Reproduce the listing verbatim.

** BEGIN SOURCE DATA **

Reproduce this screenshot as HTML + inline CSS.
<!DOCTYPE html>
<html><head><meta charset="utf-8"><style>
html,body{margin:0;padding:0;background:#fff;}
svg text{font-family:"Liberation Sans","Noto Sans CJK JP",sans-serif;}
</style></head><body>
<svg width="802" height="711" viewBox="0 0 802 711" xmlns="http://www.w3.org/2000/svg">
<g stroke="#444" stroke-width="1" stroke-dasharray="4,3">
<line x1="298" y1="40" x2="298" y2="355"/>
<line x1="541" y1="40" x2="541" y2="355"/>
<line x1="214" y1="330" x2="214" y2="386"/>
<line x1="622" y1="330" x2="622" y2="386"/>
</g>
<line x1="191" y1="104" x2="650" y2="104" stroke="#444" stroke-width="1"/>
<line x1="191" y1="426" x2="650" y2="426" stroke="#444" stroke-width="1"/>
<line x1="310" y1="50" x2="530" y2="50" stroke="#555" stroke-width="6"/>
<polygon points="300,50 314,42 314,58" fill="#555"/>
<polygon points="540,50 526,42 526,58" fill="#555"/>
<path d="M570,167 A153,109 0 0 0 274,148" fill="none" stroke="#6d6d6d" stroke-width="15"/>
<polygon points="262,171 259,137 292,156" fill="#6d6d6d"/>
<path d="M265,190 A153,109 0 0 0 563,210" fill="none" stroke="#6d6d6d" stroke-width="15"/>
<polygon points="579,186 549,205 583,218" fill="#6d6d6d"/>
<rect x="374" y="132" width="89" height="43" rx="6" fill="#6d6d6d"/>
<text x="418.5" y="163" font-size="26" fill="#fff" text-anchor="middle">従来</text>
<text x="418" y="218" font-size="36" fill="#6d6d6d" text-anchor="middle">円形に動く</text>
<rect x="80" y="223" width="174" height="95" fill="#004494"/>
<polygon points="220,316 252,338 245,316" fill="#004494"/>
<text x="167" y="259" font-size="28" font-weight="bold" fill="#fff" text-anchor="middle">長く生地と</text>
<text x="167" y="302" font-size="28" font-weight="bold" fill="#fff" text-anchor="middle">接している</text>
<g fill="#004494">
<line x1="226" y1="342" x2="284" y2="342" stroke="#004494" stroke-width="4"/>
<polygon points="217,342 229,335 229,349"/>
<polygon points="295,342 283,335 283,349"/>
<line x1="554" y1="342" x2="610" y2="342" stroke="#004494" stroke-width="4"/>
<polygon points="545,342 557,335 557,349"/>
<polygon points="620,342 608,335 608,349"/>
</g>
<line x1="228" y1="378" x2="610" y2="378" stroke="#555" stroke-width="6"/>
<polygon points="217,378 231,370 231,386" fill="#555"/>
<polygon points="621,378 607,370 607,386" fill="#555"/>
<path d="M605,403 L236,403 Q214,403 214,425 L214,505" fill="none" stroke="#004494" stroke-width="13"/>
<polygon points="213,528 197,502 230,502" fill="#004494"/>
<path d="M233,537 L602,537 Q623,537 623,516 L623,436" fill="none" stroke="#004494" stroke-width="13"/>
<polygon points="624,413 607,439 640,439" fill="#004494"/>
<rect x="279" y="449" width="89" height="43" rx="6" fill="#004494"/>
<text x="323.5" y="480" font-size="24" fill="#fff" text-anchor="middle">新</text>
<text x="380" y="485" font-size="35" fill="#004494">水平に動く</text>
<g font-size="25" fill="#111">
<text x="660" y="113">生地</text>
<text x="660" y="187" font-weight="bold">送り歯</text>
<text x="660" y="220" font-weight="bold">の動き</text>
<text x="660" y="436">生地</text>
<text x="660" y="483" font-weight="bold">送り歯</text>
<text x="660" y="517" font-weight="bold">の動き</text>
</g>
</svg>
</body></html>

** END SOURCE DATA **

▶ **EXERCISE OUTPUT**:
Reproduce this screenshot as HTML + inline CSS.
<!DOCTYPE html>
<html><head><meta charset="utf-8"><style>
html,body{margin:0;padding:0;background:#fff;}
svg text{font-family:"Liberation Sans","Noto Sans CJK JP",sans-serif;}
</style></head><body>
<svg width="802" height="711" viewBox="0 0 802 711" xmlns="http://www.w3.org/2000/svg">
<g stroke="#444" stroke-width="1" stroke-dasharray="4,3">
<line x1="298" y1="40" x2="298" y2="355"/>
<line x1="541" y1="40" x2="541" y2="355"/>
<line x1="214" y1="330" x2="214" y2="386"/>
<line x1="622" y1="330" x2="622" y2="386"/>
</g>
<line x1="191" y1="104" x2="650" y2="104" stroke="#444" stroke-width="1"/>
<line x1="191" y1="426" x2="650" y2="426" stroke="#444" stroke-width="1"/>
<line x1="310" y1="50" x2="530" y2="50" stroke="#555" stroke-width="6"/>
<polygon points="300,50 314,42 314,58" fill="#555"/>
<polygon points="540,50 526,42 526,58" fill="#555"/>
<path d="M570,167 A153,109 0 0 0 274,148" fill="none" stroke="#6d6d6d" stroke-width="15"/>
<polygon points="262,171 259,137 292,156" fill="#6d6d6d"/>
<path d="M265,190 A153,109 0 0 0 563,210" fill="none" stroke="#6d6d6d" stroke-width="15"/>
<polygon points="579,186 549,205 583,218" fill="#6d6d6d"/>
<rect x="374" y="132" width="89" height="43" rx="6" fill="#6d6d6d"/>
<text x="418.5" y="163" font-size="26" fill="#fff" text-anchor="middle">従来</text>
<text x="418" y="218" font-size="36" fill="#6d6d6d" text-anchor="middle">円形に動く</text>
<rect x="80" y="223" width="174" height="95" fill="#004494"/>
<polygon points="220,316 252,338 245,316" fill="#004494"/>
<text x="167" y="259" font-size="28" font-weight="bold" fill="#fff" text-anchor="middle">長く生地と</text>
<text x="167" y="302" font-size="28" font-weight="bold" fill="#fff" text-anchor="middle">接している</text>
<g fill="#004494">
<line x1="226" y1="342" x2="284" y2="342" stroke="#004494" stroke-width="4"/>
<polygon points="217,342 229,335 229,349"/>
<polygon points="295,342 283,335 283,349"/>
<line x1="554" y1="342" x2="610" y2="342" stroke="#004494" stroke-width="4"/>
<polygon points="545,342 557,335 557,349"/>
<polygon points="620,342 608,335 608,349"/>
</g>
<line x1="228" y1="378" x2="610" y2="378" stroke="#555" stroke-width="6"/>
<polygon points="217,378 231,370 231,386" fill="#555"/>
<polygon points="621,378 607,370 607,386" fill="#555"/>
<path d="M605,403 L236,403 Q214,403 214,425 L214,505" fill="none" stroke="#004494" stroke-width="13"/>
<polygon points="213,528 197,502 230,502" fill="#004494"/>
<path d="M233,537 L602,537 Q623,537 623,516 L623,436" fill="none" stroke="#004494" stroke-width="13"/>
<polygon points="624,413 607,439 640,439" fill="#004494"/>
<rect x="279" y="449" width="89" height="43" rx="6" fill="#004494"/>
<text x="323.5" y="480" font-size="24" fill="#fff" text-anchor="middle">新</text>
<text x="380" y="485" font-size="35" fill="#004494">水平に動く</text>
<g font-size="25" fill="#111">
<text x="660" y="113">生地</text>
<text x="660" y="187" font-weight="bold">送り歯</text>
<text x="660" y="220" font-weight="bold">の動き</text>
<text x="660" y="436">生地</text>
<text x="660" y="483" font-weight="bold">送り歯</text>
<text x="660" y="517" font-weight="bold">の動き</text>
</g>
</svg>
</body></html>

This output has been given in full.